Raw data —
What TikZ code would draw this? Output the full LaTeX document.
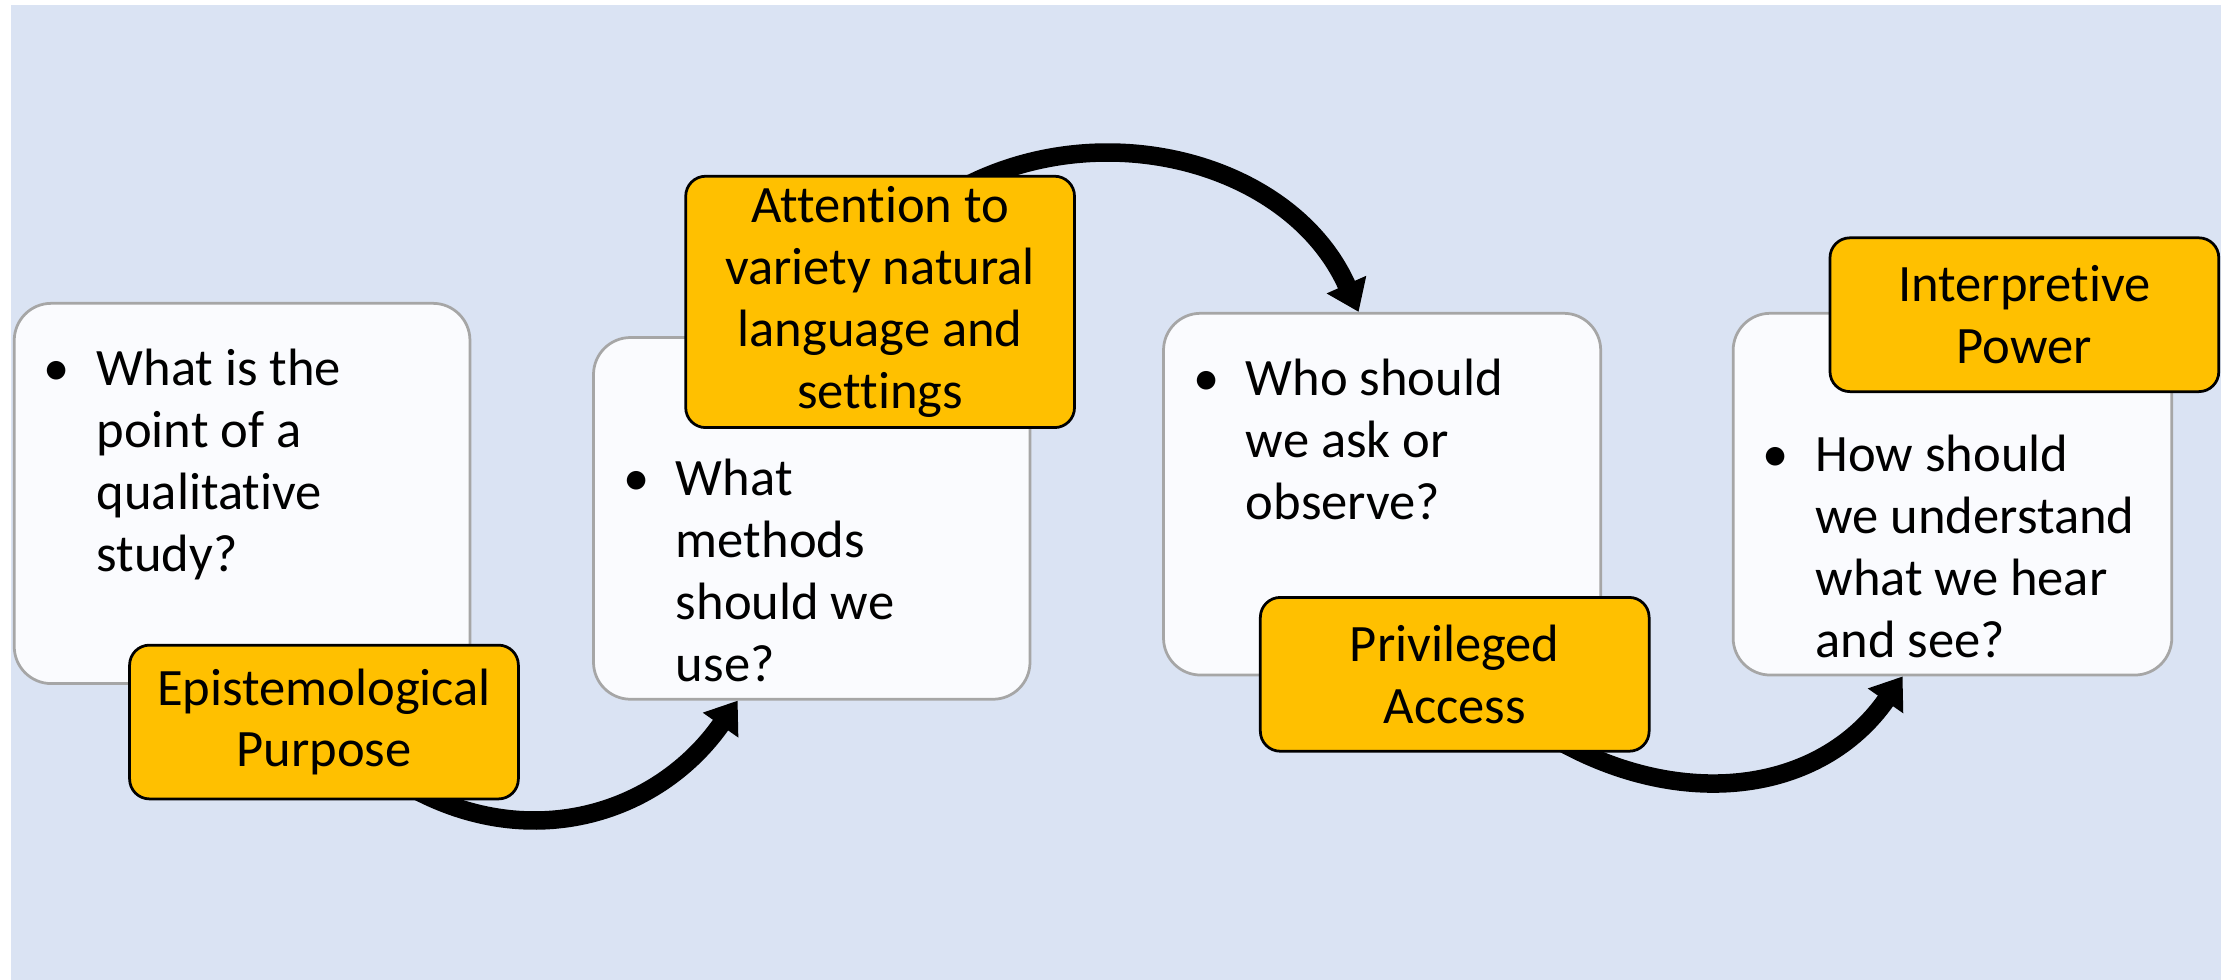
\documentclass[tikz,border=0pt]{standalone}
\usepackage{fontspec}
\setmainfont{Carlito}[Ligatures=NoCommon]
\usetikzlibrary{arrows.meta,positioning}
\definecolor{mybg}{RGB}{218,227,243}
\definecolor{mywhite}{RGB}{250,251,254}
\definecolor{mygray}{RGB}{166,166,166}
\definecolor{myorange}{RGB}{255,192,0}
\newcommand{\qfont}{\fontsize{21}{24.7}\selectfont}
\newcommand{\qitem}[1]{\makebox[0.74cm][l]{\textbullet}\begin{tabular}[t]{@{}l@{}}#1\end{tabular}}
\pgfdeclarelayer{back}
\pgfdeclarelayer{links}
\pgfsetlayers{back,links,main}

\begin{document}
\begin{tikzpicture}[
  qbox/.style={
    draw=mygray,
    line width=1.1pt,
    fill=mywhite,
    rounded corners=0.52cm,
    minimum width=#1,
    minimum height=5.08cm,
    inner sep=0pt
    },
  qtext/.style={
    anchor=north west,
    inner sep=0pt,
    font=\qfont
    },
  keybox/.style={
    draw=black,
    line width=1.1pt,
    fill=myorange,
    rounded corners=0.28cm,
    minimum width=5.46cm,
    minimum height=#1,
    inner sep=0pt,
    align=center,
    font=\qfont
    },
  flowarrow/.style={
    line width=0.26cm,
    -{Triangle[length=0.42cm,width=0.58cm]}
    }
]

\useasboundingbox (0,0) rectangle (31.36,13.76);

% question boxes
\begin{pgfonlayer}{back}
\fill[mybg] (0.155,0) rectangle (31.19,13.69);
\node[qbox=6.40cm, minimum height=5.34cm] (point) at (3.40,6.83) {};
\node[qbox=6.13cm] (methods) at (11.40,6.48) {};
\node[qbox=6.14cm] (who) at (19.41,6.82) {};
\node[qbox=6.16cm] (how) at (27.42,6.82) {};
\end{pgfonlayer}

\node[qtext] (point-q) at ([xshift=0.43cm,yshift=-0.56cm]point.north west)
  {\qitem{What is the\\point of a\\qualitative\\study?}};
\node[qtext] (methods-q) at ([xshift=0.43cm,yshift=-1.63cm]methods.north west)
  {\qitem{What\\methods\\should we\\use?}};
\node[qtext] (who-q) at ([xshift=0.43cm,yshift=-0.56cm]who.north west)
  {\qitem{Who should\\we ask or\\observe?}};
\node[qtext] (how-q) at ([xshift=0.43cm,yshift=-1.63cm]how.north west)
  {\qitem{How should\\we understand\\what we hear\\and see?}};

% key ideas
\node[keybox=2.16cm] (epist) at (4.55,3.62) {Epistemological\\Purpose};
\node[keybox=3.53cm] (attention) at (12.36,9.52) {Attention to\\variety natural\\language and\\settings};
\node[keybox=2.16cm] (access) at (20.43,4.29) {Privileged\\Access};
\node[keybox=2.16cm] (power) at (28.43,9.34) {Interpretive\\Power};

% arrows
\begin{pgfonlayer}{links}
\draw[flowarrow] ([xshift=1.15cm,yshift=0.22cm]epist.south) to[out=-30,in=-125,looseness=1.05] ([xshift=-1.04cm]methods.south);
\draw[flowarrow] ([xshift=1.14cm,yshift=-0.19cm]attention.north) to[out=28,in=114] ([xshift=-0.33cm]who.north);
\draw[flowarrow] ([xshift=1.4cm,yshift=0.2cm]access.south) to[out=-30,in=-125,looseness=1.05] ([xshift=-0.7cm]how.south);
\end{pgfonlayer}
\end{tikzpicture}
\end{document}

Your goal —
Print the complete listing exactly, apart from any pictures.

Answer to this problem —
What TikZ code would draw this? Output the full LaTeX document.
\documentclass[tikz,border=0pt]{standalone}
\usepackage{fontspec}
\setmainfont{Carlito}[Ligatures=NoCommon]
\usetikzlibrary{arrows.meta,positioning}
\definecolor{mybg}{RGB}{218,227,243}
\definecolor{mywhite}{RGB}{250,251,254}
\definecolor{mygray}{RGB}{166,166,166}
\definecolor{myorange}{RGB}{255,192,0}
\newcommand{\qfont}{\fontsize{21}{24.7}\selectfont}
\newcommand{\qitem}[1]{\makebox[0.74cm][l]{\textbullet}\begin{tabular}[t]{@{}l@{}}#1\end{tabular}}
\pgfdeclarelayer{back}
\pgfdeclarelayer{links}
\pgfsetlayers{back,links,main}

\begin{document}
\begin{tikzpicture}[
  qbox/.style={
    draw=mygray,
    line width=1.1pt,
    fill=mywhite,
    rounded corners=0.52cm,
    minimum width=#1,
    minimum height=5.08cm,
    inner sep=0pt
    },
  qtext/.style={
    anchor=north west,
    inner sep=0pt,
    font=\qfont
    },
  keybox/.style={
    draw=black,
    line width=1.1pt,
    fill=myorange,
    rounded corners=0.28cm,
    minimum width=5.46cm,
    minimum height=#1,
    inner sep=0pt,
    align=center,
    font=\qfont
    },
  flowarrow/.style={
    line width=0.26cm,
    -{Triangle[length=0.42cm,width=0.58cm]}
    }
]

\useasboundingbox (0,0) rectangle (31.36,13.76);

% question boxes
\begin{pgfonlayer}{back}
\fill[mybg] (0.155,0) rectangle (31.19,13.69);
\node[qbox=6.40cm, minimum height=5.34cm] (point) at (3.40,6.83) {};
\node[qbox=6.13cm] (methods) at (11.40,6.48) {};
\node[qbox=6.14cm] (who) at (19.41,6.82) {};
\node[qbox=6.16cm] (how) at (27.42,6.82) {};
\end{pgfonlayer}

\node[qtext] (point-q) at ([xshift=0.43cm,yshift=-0.56cm]point.north west)
  {\qitem{What is the\\point of a\\qualitative\\study?}};
\node[qtext] (methods-q) at ([xshift=0.43cm,yshift=-1.63cm]methods.north west)
  {\qitem{What\\methods\\should we\\use?}};
\node[qtext] (who-q) at ([xshift=0.43cm,yshift=-0.56cm]who.north west)
  {\qitem{Who should\\we ask or\\observe?}};
\node[qtext] (how-q) at ([xshift=0.43cm,yshift=-1.63cm]how.north west)
  {\qitem{How should\\we understand\\what we hear\\and see?}};

% key ideas
\node[keybox=2.16cm] (epist) at (4.55,3.62) {Epistemological\\Purpose};
\node[keybox=3.53cm] (attention) at (12.36,9.52) {Attention to\\variety natural\\language and\\settings};
\node[keybox=2.16cm] (access) at (20.43,4.29) {Privileged\\Access};
\node[keybox=2.16cm] (power) at (28.43,9.34) {Interpretive\\Power};

% arrows
\begin{pgfonlayer}{links}
\draw[flowarrow] ([xshift=1.15cm,yshift=0.22cm]epist.south) to[out=-30,in=-125,looseness=1.05] ([xshift=-1.04cm]methods.south);
\draw[flowarrow] ([xshift=1.14cm,yshift=-0.19cm]attention.north) to[out=28,in=114] ([xshift=-0.33cm]who.north);
\draw[flowarrow] ([xshift=1.4cm,yshift=0.2cm]access.south) to[out=-30,in=-125,looseness=1.05] ([xshift=-0.7cm]how.south);
\end{pgfonlayer}
\end{tikzpicture}
\end{document}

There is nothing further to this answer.